When securing franchise financing, there are several hidden fees that you should be aware of:

  • Origination Fees: Some lenders charge a fee to process the loan application. These fees can range from 1-3% of the loan amount and can add up quickly.

  • Prepayment Penalties: Some loans may have prepayment penalties if you pay off the loan early. Be sure to review the terms of your loan to avoid unexpected costs.

  • Collateral Fees: If you’re using collateral to secure your loan, there may be additional fees associated with appraising or securing that collateral.

  • Late Payment Fees: If you miss a loan payment, most lenders will charge a late fee. These fees can add up and negatively impact your credit.

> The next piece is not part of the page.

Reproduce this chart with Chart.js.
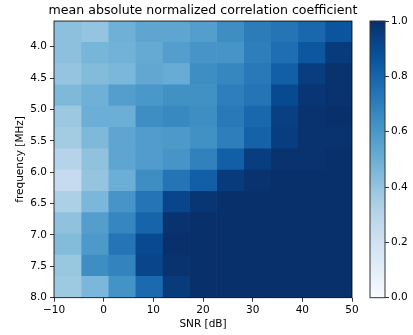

Estimating Startup Costs for Your Franchise

One of the most important steps in financing a franchise is estimating the startup costs. Startup costs can vary widely depending on the type of franchise and location, but they typically include:

  • Franchise Fees: The initial franchise fee is one of the first costs you’ll incur. This fee grants you the right to use the brand and its business model. Franchise fees typically range from $10,000 to $50,000 or more.

  • Real Estate Costs: This includes the cost of leasing or purchasing commercial space, along with any necessary renovations.

  • Equipment and Inventory: Depending on the type of franchise, you may need to purchase specialized equipment, furniture, or inventory.

  • Working Capital: This is the money needed to cover operational expenses until your franchise becomes profitable. It’s important to have enough working capital to sustain your business.